▸ WHAT IS REQUIRED
Write the data out again exactly, dropping any images it holds.

▸ SUPPLIED DATA
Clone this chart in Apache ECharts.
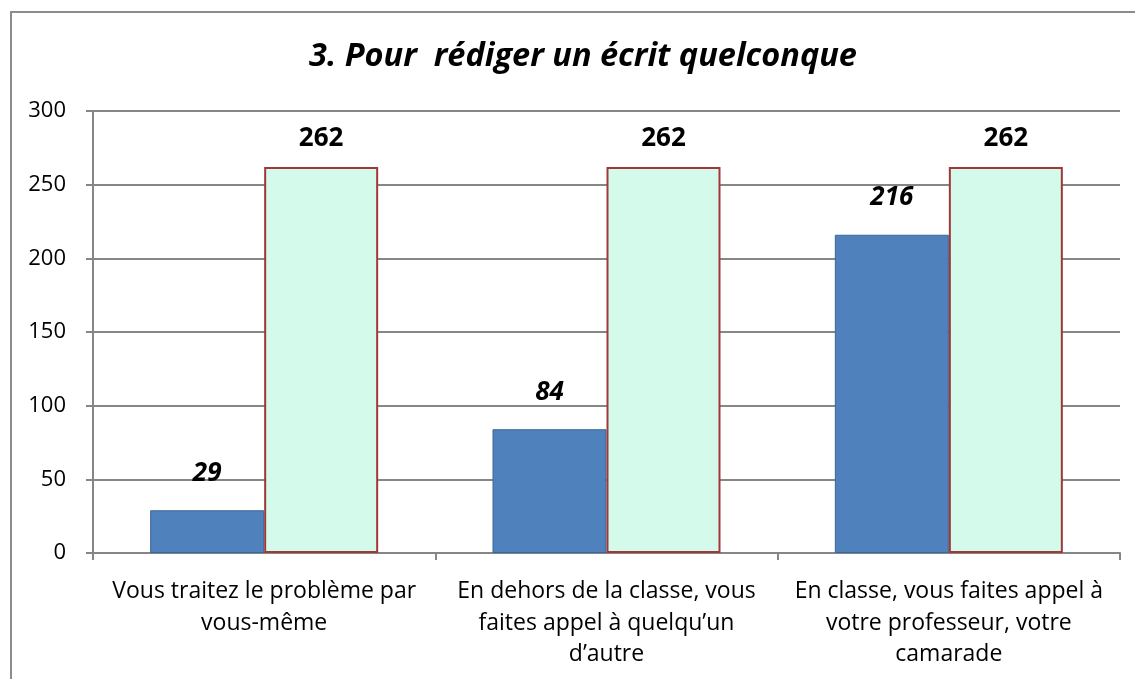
<!DOCTYPE html>
<html>
<head>
    <meta charset="utf-8"/>
    <title>3. Pour rédiger un écrit quelconque</title>
    <style type="text/css">
        html, body { margin: 0; padding: 0; background: #fff; overflow: hidden; width: 1135px; height: 679px; }
        #frame {
            position: absolute; left: 10px; top: 11px;
            width: 1140px; height: 680px;
            border: 2px solid #8c8c8c; box-sizing: border-box;
        }
        #main { position: absolute; left: 0; top: 0; width: 1135px; height: 679px; }
    </style>
    <script type="text/javascript" src="https://cdn.jsdelivr.net/npm/echarts@6/dist/echarts.min.js"></script>
</head>
<body>
<div id="frame"></div>
<div id="main"></div>
<script type="text/javascript">
    // données
    var categories = [
        'Vous traitez le problème par\nvous-même',
        'En dehors de la classe, vous\nfaites appel à quelqu\u2019un\nd\u2019autre',
        'En classe, vous faites appel à\nvotre professeur, votre\ncamarade'
    ];
    var reponses = [29, 84, 216];
    var total = [262, 262, 262];
    var yTicks = [0, 50, 100, 150, 200, 250, 300];

    var font = '"Open Sans", Lato, sans-serif';
    var myChart = echarts.init(document.getElementById('main'));

    var option = {
        animation: false,
        title: {
            text: '3. Pour  rédiger un écrit quelconque',
            left: 578, top: 35, textAlign: 'center',
            textStyle: { fontFamily: font, fontSize: 32.5, fontWeight: 'bold', fontStyle: 'italic', color: '#000' }
        },
        grid: { left: 93, right: 15, top: 111, bottom: 126 },
        xAxis: {
            type: 'category',
            data: categories,
            axisLine: { lineStyle: { color: '#868686', width: 2 } },
            axisTick: { show: true, length: 7, lineStyle: { color: '#868686', width: 2 } },
            axisLabel: {
                fontFamily: font, fontSize: 23, color: '#000', lineHeight: 31.5, margin: 23,
                interval: 0, hideOverlap: false
            }
        },
        yAxis: {
            type: 'value',
            min: yTicks[0], max: yTicks[yTicks.length - 1], interval: 50,
            axisLine: { show: true, lineStyle: { color: '#868686', width: 2 } },
            axisTick: { show: true, length: 7, lineStyle: { color: '#868686', width: 2 } },
            splitLine: { lineStyle: { color: '#868686', width: 2 } },
            axisLabel: { fontFamily: font, fontSize: 22, color: '#000', margin: 27 }
        },
        series: [{
            name: 'Réponses',
            type: 'bar',
            data: reponses,
            barWidth: 114,
            barGap: '0%',
            itemStyle: { color: '#4F81BD', borderColor: '#3A6597', borderWidth: 1 },
            label: {
                show: true, position: 'top', distance: 24,
                fontFamily: font, fontSize: 26, fontWeight: 'bold', fontStyle: 'italic', color: '#000'
            }
        }, {
            name: 'Total',
            type: 'bar',
            data: total,
            barWidth: 114,
            itemStyle: { color: '#D3FAEA', borderColor: '#A0383A', borderWidth: 2 },
            label: {
                show: true, position: 'top', distance: 15,
                fontFamily: font, fontSize: 26, fontWeight: 'bold', color: '#000'
            }
        }]
    };

    myChart.setOption(option);
</script>
</body>
</html>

▸ RESPONSE TO THIS TASK
Clone this chart in Apache ECharts.
<!DOCTYPE html>
<html>
<head>
    <meta charset="utf-8"/>
    <title>3. Pour rédiger un écrit quelconque</title>
    <style type="text/css">
        html, body { margin: 0; padding: 0; background: #fff; overflow: hidden; width: 1135px; height: 679px; }
        #frame {
            position: absolute; left: 10px; top: 11px;
            width: 1140px; height: 680px;
            border: 2px solid #8c8c8c; box-sizing: border-box;
        }
        #main { position: absolute; left: 0; top: 0; width: 1135px; height: 679px; }
    </style>
    <script type="text/javascript" src="https://cdn.jsdelivr.net/npm/echarts@6/dist/echarts.min.js"></script>
</head>
<body>
<div id="frame"></div>
<div id="main"></div>
<script type="text/javascript">
    // données
    var categories = [
        'Vous traitez le problème par\nvous-même',
        'En dehors de la classe, vous\nfaites appel à quelqu\u2019un\nd\u2019autre',
        'En classe, vous faites appel à\nvotre professeur, votre\ncamarade'
    ];
    var reponses = [29, 84, 216];
    var total = [262, 262, 262];
    var yTicks = [0, 50, 100, 150, 200, 250, 300];

    var font = '"Open Sans", Lato, sans-serif';
    var myChart = echarts.init(document.getElementById('main'));

    var option = {
        animation: false,
        title: {
            text: '3. Pour  rédiger un écrit quelconque',
            left: 578, top: 35, textAlign: 'center',
            textStyle: { fontFamily: font, fontSize: 32.5, fontWeight: 'bold', fontStyle: 'italic', color: '#000' }
        },
        grid: { left: 93, right: 15, top: 111, bottom: 126 },
        xAxis: {
            type: 'category',
            data: categories,
            axisLine: { lineStyle: { color: '#868686', width: 2 } },
            axisTick: { show: true, length: 7, lineStyle: { color: '#868686', width: 2 } },
            axisLabel: {
                fontFamily: font, fontSize: 23, color: '#000', lineHeight: 31.5, margin: 23,
                interval: 0, hideOverlap: false
            }
        },
        yAxis: {
            type: 'value',
            min: yTicks[0], max: yTicks[yTicks.length - 1], interval: 50,
            axisLine: { show: true, lineStyle: { color: '#868686', width: 2 } },
            axisTick: { show: true, length: 7, lineStyle: { color: '#868686', width: 2 } },
            splitLine: { lineStyle: { color: '#868686', width: 2 } },
            axisLabel: { fontFamily: font, fontSize: 22, color: '#000', margin: 27 }
        },
        series: [{
            name: 'Réponses',
            type: 'bar',
            data: reponses,
            barWidth: 114,
            barGap: '0%',
            itemStyle: { color: '#4F81BD', borderColor: '#3A6597', borderWidth: 1 },
            label: {
                show: true, position: 'top', distance: 24,
                fontFamily: font, fontSize: 26, fontWeight: 'bold', fontStyle: 'italic', color: '#000'
            }
        }, {
            name: 'Total',
            type: 'bar',
            data: total,
            barWidth: 114,
            itemStyle: { color: '#D3FAEA', borderColor: '#A0383A', borderWidth: 2 },
            label: {
                show: true, position: 'top', distance: 15,
                fontFamily: font, fontSize: 26, fontWeight: 'bold', color: '#000'
            }
        }]
    };

    myChart.setOption(option);
</script>
</body>
</html>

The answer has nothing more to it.